Anyone would have expected an “aspiring political scientist” to find context in contrasting the Rwanda of the years before 1994 and that of today, which has seen 13 years of concerted effort in encouraging Rwandans to assert themselves.
From 1994, the leadership in Rwanda has spared no effort in working to remove that “follower culture,” knowing that it was mainly to blame for the Genocide that decimated in excess of 1 million innocent lives. To find out these, of course, one needs not only extensive investigation, which a mere three weeks can hardly permit, but also an open mind.
In removing the Hutu-Tutsi-Twa compartmentalisation of Rwandans, for instance, the leadership sought to make Rwandans question the then popular dogma that they could not enjoy equal rights.
The leadership in Rwanda has since been at the forefront of showing Rwandans that their rights are sacrosanct, and that they have no one to thank for them.
To take advantage of these rights, Rwandans need to be aware of their rights and to know that no one has the right to deny them to them. In Rwanda, this has meant a massive drive to provide education to all, in a country where a section of the population was not allowed such ‘luxury.’
The setting up and strengthening of institutions has meant that decision-making is not centred on individuals, and protection of peoples’ rights has been institutionalised.
Especially, decentralisation of administration has disengaged the power from the top and vested it in the hands of the masses, so that people serve their interests and not those of the powers that be.
Brea asserts, the Rwandan leadership governs well but the country is not democratic. Yet, Brea herself candidly admits that democracy is not a “one-size-fits-all solution.” She definitely knows that she cannot contest the fact that Rwanda is on top when it comes to giving a voice to the voiceless and the vulnerable.
From that premise alone, Rwandans have reason to see a bright future where gloom is predicted.
Rwandans can question and criticise when there is need, and to say they cannot have democracy because they “have no experience or concept of it” is to wallow in the kind of racism that Dimmock spews on his blog pages. Interestingly, it goes against the grain of what Jennifer says a few lines after: that “societies have a way of developing or selecting political systems that work for them…”

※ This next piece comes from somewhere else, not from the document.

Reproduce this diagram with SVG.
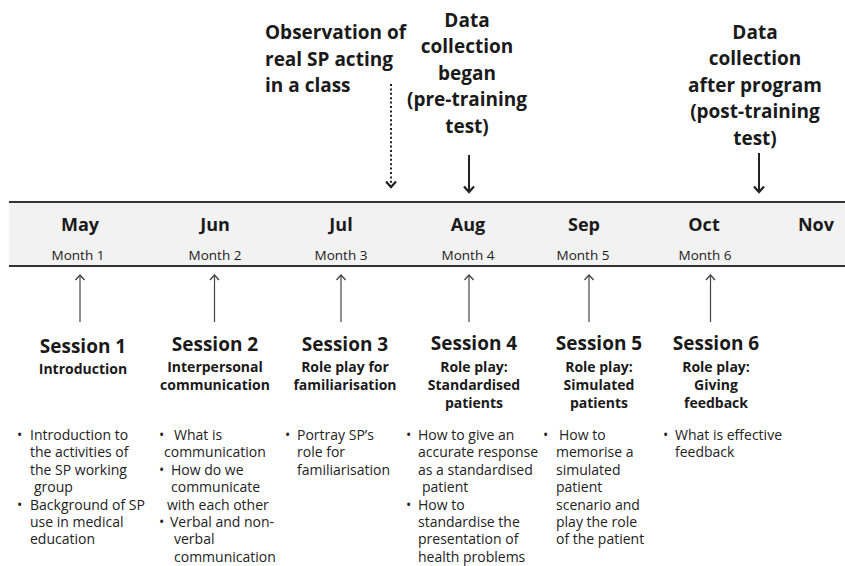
<svg xmlns="http://www.w3.org/2000/svg" width="845" height="566" viewBox="0 0 845 566">
<defs>
<style>
text{font-family:"Open Sans","Noto Sans","Liberation Sans",sans-serif;fill:#1a1a1a}
.ann{font-size:19px;font-weight:bold;text-anchor:middle}
.annl{font-size:19px;font-weight:bold}
.mon{font-size:18px;font-weight:bold;text-anchor:middle}
.mn{font-size:13.5px;text-anchor:middle}
.sh{font-size:19px;font-weight:bold;text-anchor:middle}
.ss{font-size:14px;font-weight:bold;text-anchor:middle}
.b{font-size:14px;fill:#222}
.up{stroke:#444;stroke-width:1.2;fill:none}
.dn{stroke:#222;stroke-width:2;fill:none}
</style>
<marker id="ahUp" markerWidth="12" markerHeight="12" refX="6" refY="1" orient="0" markerUnits="userSpaceOnUse">
<path d="M1.5,6 L6,1 L10.5,6" fill="none" stroke="#444" stroke-width="1.4"/>
</marker>
<marker id="ahDn" markerWidth="14" markerHeight="14" refX="7" refY="12" orient="0" markerUnits="userSpaceOnUse">
<path d="M2,6.5 L7,12 L12,6.5" fill="none" stroke="#222" stroke-width="2.2"/>
</marker>
</defs>
<rect width="845" height="566" fill="#ffffff"/>

<g id="timeline">
<rect x="9" y="202" width="836" height="64" fill="#f2f2f2"/>
<line x1="9" y1="202" x2="845" y2="202" stroke="#333" stroke-width="2.2"/>
<line x1="9" y1="266" x2="845" y2="266" stroke="#333" stroke-width="2"/>
<text class="mon" x="80" y="231">May</text>
<text class="mon" x="215" y="231">Jun</text>
<text class="mon" x="341" y="231">Jul</text>
<text class="mon" x="468" y="231">Aug</text>
<text class="mon" x="584" y="231">Sep</text>
<text class="mon" x="704" y="231">Oct</text>
<text class="mon" x="816" y="231">Nov</text>
<text class="mn" x="78" y="260">Month 1</text>
<text class="mn" x="215" y="260">Month 2</text>
<text class="mn" x="341" y="260">Month 3</text>
<text class="mn" x="468" y="260">Month 4</text>
<text class="mn" x="583" y="260">Month 5</text>
<text class="mn" x="705" y="260">Month 6</text>
</g>

<g id="observation">
<text class="annl" x="265" y="39">Observation of</text>
<text class="annl" x="265" y="65.5">real SP acting</text>
<text class="annl" x="265" y="92">in a class</text>
</g>

<g id="pretest">
<text class="ann" x="467" y="26.5">Data</text>
<text class="ann" x="467" y="53">collection</text>
<text class="ann" x="467" y="79.5">began</text>
<text class="ann" x="467" y="106">(pre-training</text>
<text class="ann" x="467" y="132.5">test)</text>
</g>

<g id="posttest">
<text class="ann" x="755" y="38.5">Data</text>
<text class="ann" x="755" y="65">collection</text>
<text class="ann" x="755" y="91.5">after program</text>
<text class="ann" x="755" y="118">(post-training</text>
<text class="ann" x="755" y="144.5">test)</text>
</g>

<g id="connectors">
<line class="dn" x1="391" y1="84" x2="391" y2="187" stroke-dasharray="2 2.4" stroke-width="2.2" marker-end="url(#ahDn)"/>
<line class="dn" x1="469" y1="155" x2="469" y2="192" marker-end="url(#ahDn)"/>
<line class="dn" x1="759" y1="153" x2="759" y2="192" marker-end="url(#ahDn)"/>
<line class="up" x1="80" y1="322" x2="80" y2="275" marker-end="url(#ahUp)"/>
<line class="up" x1="214.5" y1="322" x2="214.5" y2="275" marker-end="url(#ahUp)"/>
<line class="up" x1="341" y1="322" x2="341" y2="275" marker-end="url(#ahUp)"/>
<line class="up" x1="469" y1="322" x2="469" y2="275" marker-end="url(#ahUp)"/>
<line class="up" x1="589" y1="322" x2="589" y2="275" marker-end="url(#ahUp)"/>
<line class="up" x1="710.5" y1="322" x2="710.5" y2="275" marker-end="url(#ahUp)"/>
</g>

<g id="session1">
<text class="sh" x="83" y="353">Session 1</text>
<text class="ss" x="83" y="374">Introduction</text>
<text class="b" x="17" y="440">•</text>
<text class="b" x="30" y="440">Introduction to</text>
<text class="b" x="30" y="457.4">the activities of</text>
<text class="b" x="30" y="474.8">the SP working</text>
<text class="b" x="34" y="492.2">group</text>
<text class="b" x="17" y="509.6">•</text>
<text class="b" x="30" y="509.6">Background of SP</text>
<text class="b" x="30" y="527">use in medical</text>
<text class="b" x="30" y="544.4">education</text>
</g>

<g id="session2">
<text class="sh" x="215" y="351">Session 2</text>
<text class="ss" x="215" y="372">Interpersonal</text>
<text class="ss" x="215" y="390">communication</text>
<text class="b" x="159" y="440">•</text>
<text class="b" x="174" y="440">What is</text>
<text class="b" x="164" y="457.4">communication</text>
<text class="b" x="159" y="474.8">•</text>
<text class="b" x="171" y="474.8">How do we</text>
<text class="b" x="171" y="492.2">communicate</text>
<text class="b" x="167" y="509.6">with each other</text>
<text class="b" x="159" y="527">•</text>
<text class="b" x="170" y="527">Verbal and non-</text>
<text class="b" x="174" y="544.4">verbal</text>
<text class="b" x="174" y="561.8">communication</text>
</g>

<g id="session3">
<text class="sh" x="345" y="351">Session 3</text>
<text class="ss" x="345" y="372">Role play for</text>
<text class="ss" x="345" y="390">familiarisation</text>
<text class="b" x="285" y="440">•</text>
<text class="b" x="297" y="440">Portray SP’s</text>
<text class="b" x="297" y="457.4">role for</text>
<text class="b" x="297" y="474.8">familiarisation</text>
</g>

<g id="session4">
<text class="sh" x="474" y="350">Session 4</text>
<text class="ss" x="474" y="371.5">Role play:</text>
<text class="ss" x="474" y="389.5">Standardised</text>
<text class="ss" x="474" y="407.5">patients</text>
<text class="b" x="406" y="440">•</text>
<text class="b" x="418" y="440">How to give an</text>
<text class="b" x="418" y="457.4">accurate response</text>
<text class="b" x="418" y="474.8">as a standardised</text>
<text class="b" x="422" y="492.2">patient</text>
<text class="b" x="406" y="509.6">•</text>
<text class="b" x="418" y="509.6">How to</text>
<text class="b" x="418" y="527">standardise the</text>
<text class="b" x="418" y="544.4">presentation of</text>
<text class="b" x="418" y="561.8">health problems</text>
</g>

<g id="session5">
<text class="sh" x="599" y="350">Session 5</text>
<text class="ss" x="599" y="371.5">Role play:</text>
<text class="ss" x="599" y="389.5">Simulated</text>
<text class="ss" x="599" y="407.5">patients</text>
<text class="b" x="543" y="440">•</text>
<text class="b" x="559" y="440">How to</text>
<text class="b" x="556" y="457.4">memorise a</text>
<text class="b" x="556" y="474.8">simulated</text>
<text class="b" x="556" y="492.2">patient</text>
<text class="b" x="556" y="509.6">scenario and</text>
<text class="b" x="556" y="527">play the role</text>
<text class="b" x="556" y="544.4">of the patient</text>
</g>

<g id="session6">
<text class="sh" x="716" y="350">Session 6</text>
<text class="ss" x="716" y="371.5">Role play:</text>
<text class="ss" x="716" y="389.5">Giving</text>
<text class="ss" x="716" y="407.5">feedback</text>
<text class="b" x="663" y="440">•</text>
<text class="b" x="675" y="440">What is effective</text>
<text class="b" x="675" y="457.4">feedback</text>
</g>
</svg>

So, if Brea knows that, why does she come with preconceived yardsticks against which to measure the Rwandan democracy?
Why don’t you sit down and take notes, like a good student, so that in the end she can see what the people have “developed and selected?”
And for Brea’s information, the “One Rwanda” song is neither rhetoric nor a policy: it is a fact. When President Paul Kagame talks about Rwandans being one, he is articulating a fact that every Rwandan knew but was not allowed to appreciate until the Rwandan Patriotic Front came on the scene.
It is in this context that Rwandans of all shades are burying their past (of course, not without drawing lessons from it), and taking up the gauntlet to acquire and fortify the necessary skills to build their country and haul it out of the shame of division and poverty. To talk of a Rwandan dominating another is to reduce Rwandans to nincompoops who take pleasure in cutting the branch that they are sitting on!